There is a newly-constructed visitor center which contains the obligatory gift shop and a series of exhibits on the War of 1812 and the Star Spangled Banner. The audio-visual presentation is entertaining and has a quite dramatic ending with a view of the soaring and (on the day we were there) brightly sunlit view.

We made the requisite stop at the Gift Shop both to do our part to support the operations plus we needed to get a few things (postcard, shotglasses and a DVD featuring history and our favorite Park historian).

  A big commemorative celebration with tall sailing ships and fireworks and enough pomp and circumstance to be worthy of the occasion is planned to begin June 18, 2012.  Sounds like quite the party.

All this fresh air and exercise of climbing around the fort worked up our appetites. The suggestion was put forward to find some lunch, or considering the hour, maybe an early dinner and noodles were requested for the menu. Sounds like its time to find Baltimore’s Little Italy!

Bridge construction had the most direct route blocked so we wound our way back out to 95 and then on to circle the Inner Harbor.

  We headed to Little Italy with no particular restaurant in mind (as we’d never been there before) and cruised until we found a parking spot on High Street, conveniently in front of the door at Amicci’s. After perusing the choices, we decided that Amicci’s to be our choice.

Seated quickly, we ordered drinks and calimari as an appetizer. Our dinner choices included pasta dishes including mussels and chicken marsala.
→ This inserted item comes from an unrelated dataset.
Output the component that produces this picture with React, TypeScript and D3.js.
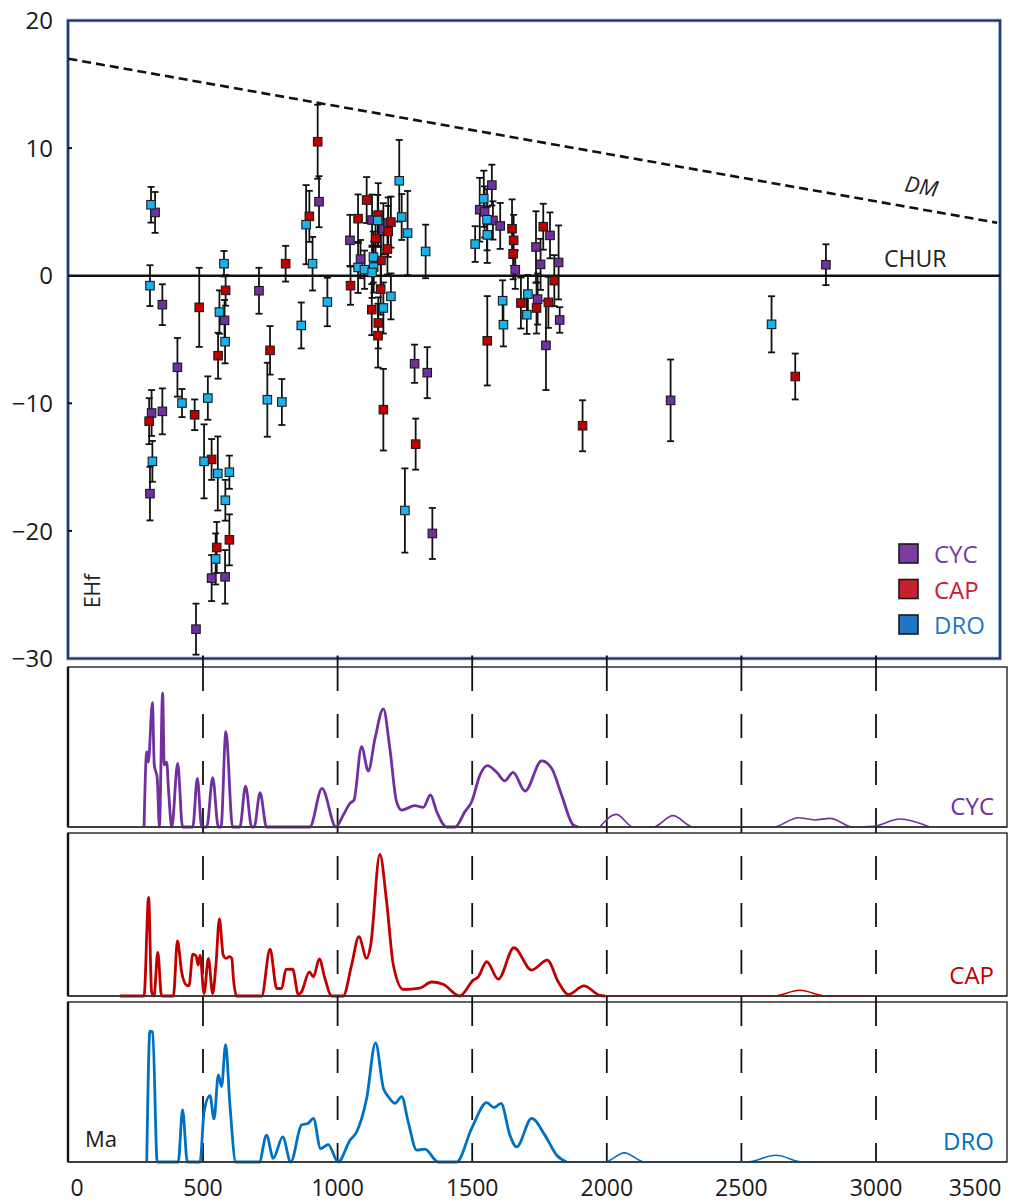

All our choices were tasty, served promptly and attractively. Amicci’s was a good choice. Happenstance was in our favor.

By the time we had finished our meal, it was nearing dark so we continued on to find the bust of Frank Zappa.

The bust of Frank Zappa was a gift to the city of Baltimore to honor a native son and matches another bust in Vilnius Lithuania. It was of particular interest to Steve as he had seen the matching bust during his travels in Lithuania. Finding it is a bit more of a trick. We were aware it was outside the Enoch Pratt Library in Baltimore. There are at least 3 Enoch Pratt libraries in Baltimore! It seems Enoch Pratt was a friend of Andrew Carnegie and also a successful businessman and philanthropist. The Zappa bust is located at the Southeast Anchor Branch on Eastern Avenue and was celebrated by the city with Frank Zappa Day when it was unveiled on September 19, 2010.

This picture is getting shared as I'm trying to figure exactly what happened. A slow shutter speed accounts for the light trails but the center shows a relatively clear face of the bronze Zappa bust.

We still had hoped to make one more site in travels around Baltimore but we weren’t sure we had time to make it. America’s First Basilica is in Baltimore. It usually closes at 6:00 and we were past that BUT on Saturday evening, the church is open for Evening Mass. Mass brings parishioners and parking was at a premium so we dropped Steve and Russ by the door and went to circle the block. Second time around we found a spot as Mass was letting out.

It’s a beautiful building and the night lighting shows it off dramatically. The Baltimore Basilica, built from 1806-1821, was closed from April 2004 until November 2006, for a major restoration to return the church to its original design, as envisioned by America’s first bishop, John Carroll, and as planned by renowned architect Benjamin Henry Latrobe. The Basilica reopened with much fanfare and celebration, just in time to commemorate her 200th Anniversary. Within the first year of reopening, over 200,000 visitors were welcomed from all over the world, to walk through history, rejoice in faith, and admire the Basilica’s stunning architecture and artwork. The Basilica is also one of Baltimore’s beloved cultural institutions, offering educational tours daily, as well as hosting uplifting concerts and informative lectures.

It had been a full day and the Uno cards were calling. We drove past Camden Yards and back to Germantown for some more serious socializing.